SET TASK:
Whenever a line below holds the word "chart", copy that line.

DATASET EXCERPT:
──────────
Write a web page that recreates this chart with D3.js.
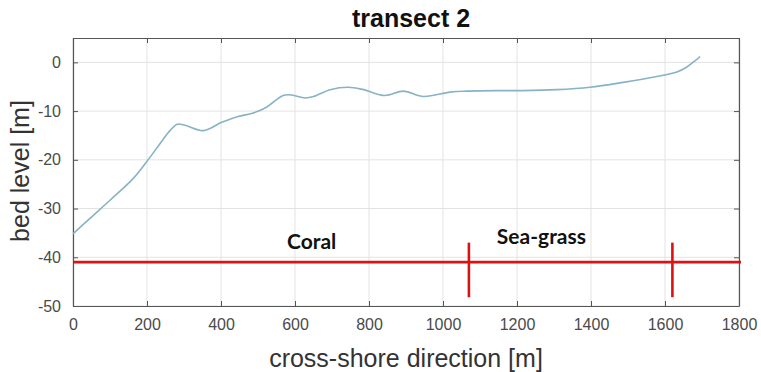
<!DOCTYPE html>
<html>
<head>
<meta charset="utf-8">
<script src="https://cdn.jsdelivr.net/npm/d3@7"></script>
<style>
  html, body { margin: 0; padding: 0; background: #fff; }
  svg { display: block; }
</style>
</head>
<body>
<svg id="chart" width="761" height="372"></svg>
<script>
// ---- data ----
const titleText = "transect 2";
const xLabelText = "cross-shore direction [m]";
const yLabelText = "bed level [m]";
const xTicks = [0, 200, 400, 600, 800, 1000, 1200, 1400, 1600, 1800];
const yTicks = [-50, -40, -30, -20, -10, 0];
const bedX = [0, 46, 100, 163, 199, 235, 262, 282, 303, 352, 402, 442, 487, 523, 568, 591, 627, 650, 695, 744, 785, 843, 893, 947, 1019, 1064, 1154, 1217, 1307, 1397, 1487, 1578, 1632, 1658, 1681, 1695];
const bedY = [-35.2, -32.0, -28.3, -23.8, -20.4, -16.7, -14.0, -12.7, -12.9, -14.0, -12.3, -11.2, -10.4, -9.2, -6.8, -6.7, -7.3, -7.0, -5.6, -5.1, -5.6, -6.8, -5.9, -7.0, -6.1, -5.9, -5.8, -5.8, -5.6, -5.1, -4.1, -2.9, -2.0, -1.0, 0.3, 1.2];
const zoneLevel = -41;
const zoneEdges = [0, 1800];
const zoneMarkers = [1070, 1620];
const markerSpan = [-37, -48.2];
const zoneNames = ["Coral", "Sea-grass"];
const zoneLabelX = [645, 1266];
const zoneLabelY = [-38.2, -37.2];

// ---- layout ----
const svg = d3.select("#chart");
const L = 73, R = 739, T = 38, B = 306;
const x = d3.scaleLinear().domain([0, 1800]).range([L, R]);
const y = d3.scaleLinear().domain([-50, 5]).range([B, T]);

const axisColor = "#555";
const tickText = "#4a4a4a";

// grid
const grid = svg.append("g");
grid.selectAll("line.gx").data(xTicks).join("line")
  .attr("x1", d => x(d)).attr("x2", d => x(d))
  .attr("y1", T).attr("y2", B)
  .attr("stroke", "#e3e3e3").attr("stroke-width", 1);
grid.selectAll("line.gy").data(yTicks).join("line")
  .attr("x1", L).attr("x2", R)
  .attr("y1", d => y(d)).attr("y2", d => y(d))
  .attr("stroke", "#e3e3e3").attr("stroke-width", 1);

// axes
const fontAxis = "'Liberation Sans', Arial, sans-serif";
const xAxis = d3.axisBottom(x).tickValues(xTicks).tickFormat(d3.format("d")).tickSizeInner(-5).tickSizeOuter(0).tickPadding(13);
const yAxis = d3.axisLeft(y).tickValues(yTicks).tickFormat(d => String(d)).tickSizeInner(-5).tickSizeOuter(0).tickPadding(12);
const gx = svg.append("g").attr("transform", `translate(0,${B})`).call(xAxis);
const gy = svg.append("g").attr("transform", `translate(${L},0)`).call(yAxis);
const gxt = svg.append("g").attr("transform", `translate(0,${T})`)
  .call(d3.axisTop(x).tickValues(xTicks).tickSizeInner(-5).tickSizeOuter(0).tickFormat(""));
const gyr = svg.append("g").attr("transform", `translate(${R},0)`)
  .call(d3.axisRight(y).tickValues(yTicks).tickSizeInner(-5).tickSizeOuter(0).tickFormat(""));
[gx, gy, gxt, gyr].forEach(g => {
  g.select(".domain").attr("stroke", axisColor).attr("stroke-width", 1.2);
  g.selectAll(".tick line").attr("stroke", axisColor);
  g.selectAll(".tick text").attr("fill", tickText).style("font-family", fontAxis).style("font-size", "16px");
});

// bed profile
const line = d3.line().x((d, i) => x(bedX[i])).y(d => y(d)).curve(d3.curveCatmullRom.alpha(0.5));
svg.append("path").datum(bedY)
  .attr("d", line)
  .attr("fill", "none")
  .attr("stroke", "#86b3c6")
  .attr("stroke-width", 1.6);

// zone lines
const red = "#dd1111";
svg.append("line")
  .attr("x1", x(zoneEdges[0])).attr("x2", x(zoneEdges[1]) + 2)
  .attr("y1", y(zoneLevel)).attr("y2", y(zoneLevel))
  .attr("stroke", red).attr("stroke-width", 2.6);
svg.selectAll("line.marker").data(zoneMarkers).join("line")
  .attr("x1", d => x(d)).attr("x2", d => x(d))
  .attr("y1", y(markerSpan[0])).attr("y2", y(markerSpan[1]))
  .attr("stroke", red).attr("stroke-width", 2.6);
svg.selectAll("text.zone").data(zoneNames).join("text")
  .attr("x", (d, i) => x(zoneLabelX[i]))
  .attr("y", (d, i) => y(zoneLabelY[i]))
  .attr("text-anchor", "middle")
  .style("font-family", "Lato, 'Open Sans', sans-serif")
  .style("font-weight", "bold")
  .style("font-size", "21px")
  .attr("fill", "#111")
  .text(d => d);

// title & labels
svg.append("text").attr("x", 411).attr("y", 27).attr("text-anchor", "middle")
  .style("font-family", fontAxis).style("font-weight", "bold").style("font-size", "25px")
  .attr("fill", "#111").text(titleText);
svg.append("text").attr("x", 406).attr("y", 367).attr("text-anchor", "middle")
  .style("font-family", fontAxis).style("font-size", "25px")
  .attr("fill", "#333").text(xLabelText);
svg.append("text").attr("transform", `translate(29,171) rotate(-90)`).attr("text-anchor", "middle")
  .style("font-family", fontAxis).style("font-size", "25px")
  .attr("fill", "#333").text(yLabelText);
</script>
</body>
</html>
──────────
ANSWER FOR THE TASK:
Write a web page that recreates this chart with D3.js.
<svg id="chart" width="761" height="372"></svg>
const svg = d3.select("#chart");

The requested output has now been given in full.